Contempt, then, was not the only response that women who had succumbed to sexual temptation might provoke among dutiful Christians. There was sympathy for them too, and compassion. Innocent III, that most formidable of heresy’s foes, never forgot that his Saviour had kept company with the lowest of the low: tax-collectors and whores. Endowing a hospital in Rome, he specified that it offer a refuge to sex-workers from walking the streets. To marry one, he preached, was a work of the sublimest piety. Friars – although prevented by their vows from going quite as far as that – felt themselves charged with a particular mission to do as Christ had done, and welcome fallen women into the kingdom of God. The French nickname for Dominicans – jacobins – had soon become a nickname for prostitutes too. Prostitutes themselves, perfectly aware of the example offered them by the Magdalene, veered between tearful displays of repentance and the conviction that God loved them just as much as any other sinner.

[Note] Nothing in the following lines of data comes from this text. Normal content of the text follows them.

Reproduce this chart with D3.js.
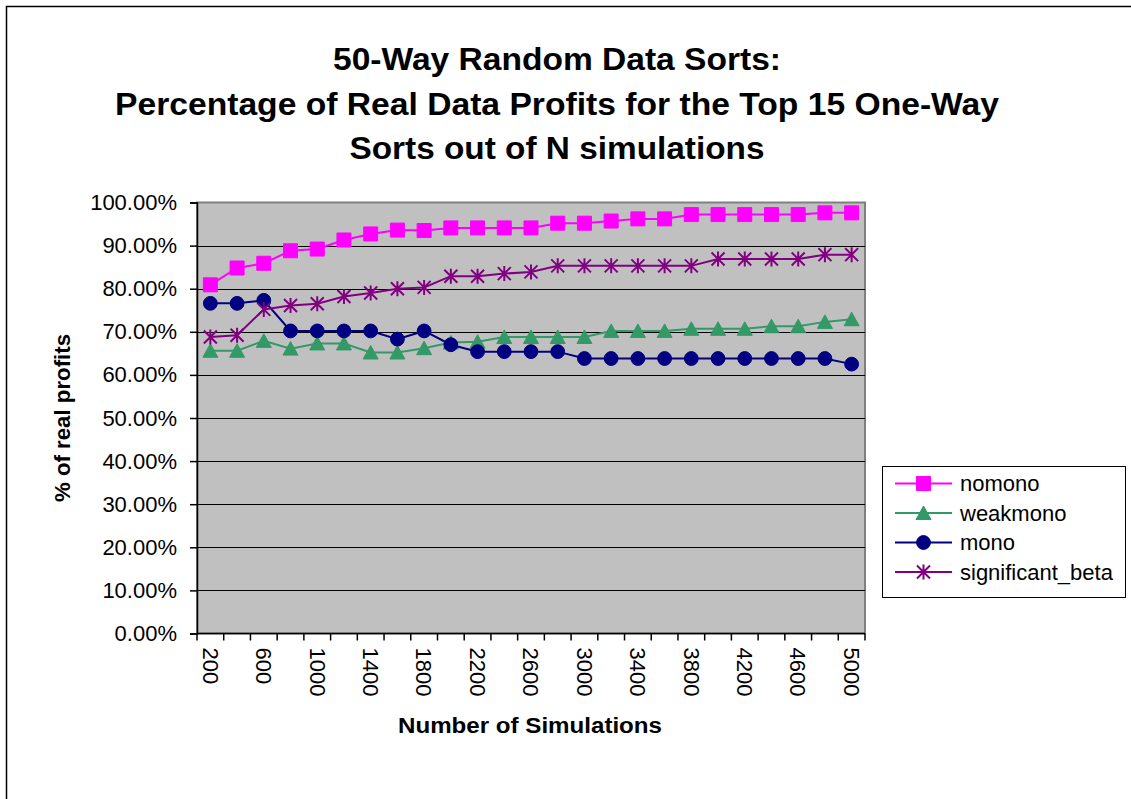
<!DOCTYPE html>
<html>
<head>
<meta charset="utf-8">
<script src="https://cdn.jsdelivr.net/npm/d3@7"></script>
<style>
  body { margin: 0; background: #fff; }
  svg { display: block; font-family: Arial, "Liberation Sans", sans-serif; }
</style>
</head>
<body>
<svg id="chart"></svg>
<script>
// number of simulations (x categories)
const simulations = [200, 400, 600, 800, 1000, 1200, 1400, 1600, 1800, 2000, 2200, 2400, 2600,
    2800, 3000, 3200, 3400, 3600, 3800, 4000, 4200, 4400, 4600, 4800, 5000];
// only every other category gets a label
const xTickLabels = [200, 600, 1000, 1400, 1800, 2200, 2600, 3000, 3400, 3800, 4200, 4600, 5000];
const yTicks = [0, 10, 20, 30, 40, 50, 60, 70, 80, 90, 100];

// % of real profits
const nomono = [80.9, 84.8, 85.9, 88.8, 89.2, 91.3, 92.7, 93.6, 93.5, 94.1, 94.1, 94.1, 94.1,
    95.2, 95.2, 95.7, 96.2, 96.2, 97.2, 97.2, 97.2, 97.2, 97.2, 97.6, 97.6];
const weakmono = [65.6, 65.6, 67.9, 66.1, 67.3, 67.3, 65.2, 65.2, 66.2, 67.5, 67.7, 68.8, 68.8,
    68.8, 68.8, 70.2, 70.2, 70.2, 70.7, 70.7, 70.7, 71.3, 71.3, 72.3, 72.9];
const mono = [76.6, 76.6, 77.3, 70.2, 70.2, 70.2, 70.2, 68.3, 70.2, 67.0, 65.4, 65.4, 65.4,
    65.4, 63.8, 63.8, 63.8, 63.8, 63.8, 63.8, 63.8, 63.8, 63.8, 63.8, 62.5];
const significantBeta = [68.8, 69.2, 75.2, 76.1, 76.5, 78.2, 79.0, 80.0, 80.3, 82.9, 82.9, 83.5, 83.9,
    85.3, 85.3, 85.3, 85.3, 85.3, 85.3, 86.9, 86.9, 86.9, 86.9, 87.9, 87.9];

const seriesNames = ["nomono", "weakmono", "mono", "significant_beta"];
const seriesColors = ["#ff00ff", "#339966", "#000080", "#800080"];
const seriesMarkers = ["square", "triangle", "circle", "asterisk"];
const seriesValues = [nomono, weakmono, mono, significantBeta];

const titleLines = ["50-Way Random Data Sorts:",
    "Percentage of Real Data Profits for the Top 15 One-Way",
    "Sorts out of N simulations"];

let width = 1131, height = 799;
let plot = { left: 197, right: 865, top: 202.5, bottom: 633.5 };

let svg = d3.select("#chart")
    .attr("width", width)
    .attr("height", height);

// outer chart border (runs off the right and bottom of the picture)
svg.append("rect")
    .attr("x", 6.5).attr("y", 6.5)
    .attr("width", 1400).attr("height", 1000)
    .attr("fill", "#fff")
    .attr("stroke", "#000")
    .attr("stroke-width", 1.5);

// title
let titleLengths = [448, 884, 415];
svg.append("g").selectAll("text")
    .data(titleLines)
    .enter().append("text")
    .attr("x", 557)
    .attr("y", (d, i) => 70 + i * 44.5)
    .attr("text-anchor", "middle")
    .attr("font-size", 31)
    .attr("font-weight", "bold")
    .attr("textLength", (d, i) => titleLengths[i])
    .attr("lengthAdjust", "spacingAndGlyphs")
    .text(d => d);

let xScale = d3.scaleBand()
    .domain(simulations)
    .range([plot.left, plot.right])
    .padding(0);

let yScale = d3.scaleLinear()
    .domain([0, 100])
    .range([plot.bottom, plot.top]);

// plot area
svg.append("rect")
    .attr("x", plot.left).attr("y", plot.top)
    .attr("width", plot.right - plot.left)
    .attr("height", plot.bottom - plot.top)
    .attr("fill", "#c0c0c0")
    .attr("stroke", "#808080")
    .attr("stroke-width", 2);

// gridlines
svg.append("g").selectAll("line")
    .data(yTicks.filter(d => d > 0 && d < 100))
    .enter().append("line")
    .attr("x1", plot.left).attr("x2", plot.right)
    .attr("y1", d => Math.round(yScale(d)) + 0.5)
    .attr("y2", d => Math.round(yScale(d)) + 0.5)
    .attr("stroke", "#000")
    .attr("stroke-width", 1);

// Y axis
let yAxis = svg.append("g")
    .attr("transform", "translate(" + plot.left + ",0)")
    .call(d3.axisLeft(yScale)
        .tickValues(yTicks)
        .tickSize(7)
        .tickPadding(13)
        .tickFormat(d => d.toFixed(2) + "%"));
yAxis.select(".domain").attr("stroke", "#000").attr("stroke-width", 1.5);
yAxis.selectAll(".tick line").attr("stroke", "#000").attr("stroke-width", 1.5);
yAxis.selectAll(".tick text")
    .attr("font-size", 22)
    .attr("font-family", "Arial, 'Liberation Sans', sans-serif")
    .attr("fill", "#000");

// X axis: ticks on category boundaries, labels on every other category
let xAxisG = svg.append("g")
    .attr("transform", "translate(0," + plot.bottom + ")");
xAxisG.append("line")
    .attr("x1", plot.left).attr("x2", plot.right)
    .attr("y1", 0).attr("y2", 0)
    .attr("stroke", "#000").attr("stroke-width", 1.5);
xAxisG.selectAll("line.tk")
    .data(simulations.concat(["end"]))
    .enter().append("line")
    .attr("class", "tk")
    .attr("x1", (d, i) => i < simulations.length ? xScale(d) : plot.right)
    .attr("x2", (d, i) => i < simulations.length ? xScale(d) : plot.right)
    .attr("y1", 0).attr("y2", 7)
    .attr("stroke", "#000").attr("stroke-width", 1.5);
xAxisG.selectAll("text")
    .data(xTickLabels)
    .enter().append("text")
    .attr("transform", d => "translate(" + (xScale(d) + xScale.bandwidth() / 2) + ",14) rotate(90)")
    .attr("dy", "0.35em")
    .attr("font-size", 22)
    .attr("text-anchor", "start")
    .text(d => d);

// axis titles
svg.append("text")
    .attr("x", 530).attr("y", 733)
    .attr("text-anchor", "middle")
    .attr("font-size", 22)
    .attr("font-weight", "bold")
    .attr("textLength", 264)
    .attr("lengthAdjust", "spacingAndGlyphs")
    .text("Number of Simulations");

svg.append("text")
    .attr("transform", "translate(70,418) rotate(-90)")
    .attr("text-anchor", "middle")
    .attr("font-size", 22)
    .attr("font-weight", "bold")
    .attr("textLength", 168)
    .attr("lengthAdjust", "spacingAndGlyphs")
    .text("% of real profits");

// marker shapes
function markerPath(type) {
    if (type === "square") return "M-7,-7h14v14h-14Z";
    if (type === "triangle") return "M0,-7L7.5,6.5L-7.5,6.5Z";
    if (type === "circle") return d3.symbol(d3.symbolCircle, 150)();
    return "M0,-7.5V7.5M-6.5,-6.5L6.5,6.5M-6.5,6.5L6.5,-6.5";
}

function drawMarker(sel, type, color) {
    if (type === "asterisk") {
        sel.attr("d", markerPath(type))
            .attr("fill", "none")
            .attr("stroke", color)
            .attr("stroke-width", 2);
    } else {
        sel.attr("d", markerPath(type))
            .attr("fill", color)
            .attr("stroke", color)
            .attr("stroke-width", 1);
    }
}

let line = d3.line()
    .x((d, i) => xScale(simulations[i]) + xScale.bandwidth() / 2)
    .y(d => yScale(d));

seriesValues.forEach((values, s) => {
    let g = svg.append("g");
    g.append("path")
        .datum(values)
        .attr("fill", "none")
        .attr("stroke", seriesColors[s])
        .attr("stroke-width", 2)
        .attr("d", line);
    g.selectAll("path.mk")
        .data(values)
        .enter().append("path")
        .attr("class", "mk")
        .attr("transform", (d, i) => "translate(" + (xScale(simulations[i]) + xScale.bandwidth() / 2) + "," + yScale(d) + ")")
        .call(drawMarker, seriesMarkers[s], seriesColors[s]);
});

// legend
let legend = svg.append("g");
legend.append("rect")
    .attr("x", 882.5).attr("y", 466.5)
    .attr("width", 243).attr("height", 131)
    .attr("fill", "#fff")
    .attr("stroke", "#000")
    .attr("stroke-width", 1);

let items = legend.selectAll("g.item")
    .data(seriesNames)
    .enter().append("g")
    .attr("class", "item")
    .attr("transform", (d, i) => "translate(0," + (483.5 + i * 29.5) + ")");
items.append("line")
    .attr("x1", 895).attr("x2", 952)
    .attr("stroke", (d, i) => seriesColors[i])
    .attr("stroke-width", 2);
items.append("path")
    .attr("transform", "translate(923.5,0)")
    .each(function (d, i) { d3.select(this).call(drawMarker, seriesMarkers[i], seriesColors[i]); });
items.append("text")
    .attr("x", 960)
    .attr("dy", "0.35em")
    .attr("font-size", 22)
    .text(d => d);
</script>
</body>
</html>
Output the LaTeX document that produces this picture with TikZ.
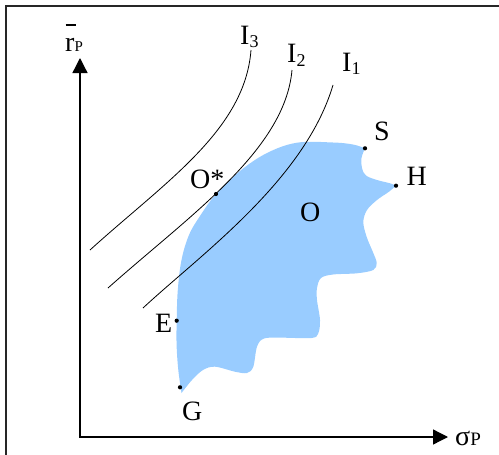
\documentclass[tikz,border=0pt]{standalone}
\usepackage{fontspec}
\setmainfont{Liberation Serif}
\usetikzlibrary{arrows.meta}
\definecolor{blobblue}{RGB}{153,204,255}
\newcommand\mysub[1]{{\fontsize{18}{18}\selectfont\raisebox{-3pt}{#1}}}
\begin{document}
\begin{tikzpicture}[x=1pt,y=-1pt,
  dot/.style={circle,fill=black,inner sep=0pt,minimum size=4.2pt},
  lbl/.style={inner sep=0pt,anchor=base west,font=\fontsize{28}{30}\selectfont},
  icurve/.style={line width=0.8pt},
  axisline/.style={line width=1.3pt,{Triangle[length=15pt,width=15pt]}-{Triangle[length=15pt,width=15pt]}}]
\useasboundingbox (0,0) rectangle (499,455);
\clip (0,0) rectangle (499,455);
\draw[line width=1.5pt,black!85] (6,6) rectangle (510,470);
% opportunity set
\fill[blobblue]
  plot[smooth,tension=0.6] coordinates {(181.5,393) (178.3,370) (176.6,345) (176.7,320) (177.8,290) (181.5,260) (189,235) (200,216) (216,194) (240,171) (267,153) (297,142.7) (333,142.5) (353,144.5) (365,148.3)}
  -- plot[smooth,tension=0.6] coordinates {(365,148.3) (361.5,158) (362,168) (366,175.5) (377,180) (390,183.3) (396,185.7)}
  -- plot[smooth,tension=0.55] coordinates {(396,185.7) (389,191.7) (377,200) (367,210) (363.3,222) (366.7,237) (373.3,253) (376.7,263) (373.3,270) (357,273.3) (333,274.5) (321,278) (317,288) (317,300) (320,320) (318.3,333.3) (311.7,338) (282,337.7) (264,338.5) (257,346.7) (253.3,366.7) (247,373) (235,371.7) (215,366.7) (203,370) (192,380) (181.5,393)}
  -- cycle;
% axes
\coordinate (ytip) at (80,58);
\coordinate (origin) at (80,437);
\coordinate (xtip) at (448,437);
\draw[axisline] (ytip) -- (origin) -- (xtip);
% indifference curves
\coordinate (i3a) at (90,250);  \coordinate (i3b) at (251,50);
\coordinate (i2a) at (108,288); \coordinate (i2b) at (292,70);
\coordinate (i1a) at (143,308); \coordinate (i1b) at (333,85);
\draw[icurve] (i3a) .. controls (165,182) and (245,130) .. (i3b);
\draw[icurve] (i2a) .. controls (190,215) and (285,150) .. (i2b);
\draw[icurve] (i1a) .. controls (200,255) and (305,180) .. (i1b);
% points
\node[dot] (Ostar) at (216,194) {};
\node[dot] (S) at (365,148.3) {};
\node[dot] (H) at (396,185.7) {};
\node[dot] (E) at (176.7,320.7) {};
\node[dot] (G) at (180,387.3) {};
% labels
\node[lbl] (lI3) at (240,45) {I\mysub{3}};
\node[lbl] (lI2) at (287,63) {I\mysub{2}};
\node[lbl] (lI1) at (342,71.7) {I\mysub{1}};
\node[lbl] (lOstar) at (190,188) {O*};
\node[lbl] (lS) at (374,140) {S};
\node[lbl] (lH) at (406.5,185) {H};
\node[lbl] (lO) at (300,221.7) {O};
\node[lbl] (lE) at (155,332) {E};
\node[lbl] (lG) at (182,420) {G};
\node[lbl] (lr) at (65,51.7) {r{\fontsize{15}{15}\selectfont P}};
\draw[line width=1.6pt] (65.5,25) -- (76,25);
\node[lbl] (lsigma) at (455,445) {σ{\fontsize{19}{19}\selectfont P}};
\end{tikzpicture}
\end{document}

Catherine, certainly, whenever she met with a sex-worker, would never fail to assure her of Christ’s mercy. ‘Turn to the Virgin. She will lead you straight into the presence of her son.’28

Yet there were some sins that could not be forgiven. In the decades that followed Catherine’s death, the Christian people continued to look with dread to the heavens, and shudder before the divine anger that was so plainly brewing. Plague; war; the papal schism: evils of such an order could only be God’s judgement on Christendom. Moralists versed in the Old Testament knew all too well what might follow. In Genesis, the annihilation was recorded of two cities: Sodom and Gomorrah. Because they had become rotten through with sin, God had condemned them to a terrible collective punishment. Burning sulphur had rained down from the heavens; smoke like that from a furnace had risen up from the plain on which the two cities stood; everything living, even the very weeds, had been destroyed. Only melted rock had been left to mark the spot. From that moment on, the memory of Sodom and Gomorrah had served God’s people as a terrible warning of what might happen to them, were their own society to become similarly cancerous with evil. Old Testament prophets, arraigning their countrymen of sin, were forever prophesying their ruin. ‘They are all like Sodom to me.’29

But what precisely had been the sin of Sodom? The key to understanding that lay not in Genesis, but in Paul’s letters. Writing to the Christians of Rome, the apostle had identified as the surest and most terrifying measure of humanity’s alienation from God’s love the sexual depravity of gentile society. One aspect of it more than any other had disgusted him. ‘Men committed indecent acts with other men.’30 Here, in Paul’s formulation, was a perspective on sexual relations that Roman men would barely have recognised. The key to their erotic sense of themselves was not the gender of the people they slept with, but whether, in the course of having sex they took the active or the passive role. Deviancy, to the Romans, was pre-eminently a male allowing himself to be used as though he were a female. Paul, by condemning the master who casually spent himself inside a slaveboy no less than the man who offered himself up to oral or anal penetration, had imposed on the patterns of Roman sexuality a thoroughly alien paradigm: one derived, in large part, from his upbringing as a Jew. Paul had been steeped in Torah. Twice the Law of Moses prohibited the lying of men with other men ‘as one lies with a woman’.31 Paul, though, in his letter to the Romans, had given this prohibition a novel twist. Among the gentiles, he warned, it was not only men who committed indecent acts with others of their own sex. ‘Even their women exchanged natural relations for unnatural ones.’32 A momentous denunciation. By mapping women who slept with women onto men who slept with men, Paul had effectively created an entire new category of sexual behaviour. The consequence was yet another ramping-up of the revolution brought by Christianity to the dimension of the erotic. Just as the concept of paganism would never have come into existence without the furious condemnation of it by the Church, so the notion that men and women who slept with people of their own sex were sharing in the same sin, one that obscenely parodied the natural order of things, was a purely Christian one.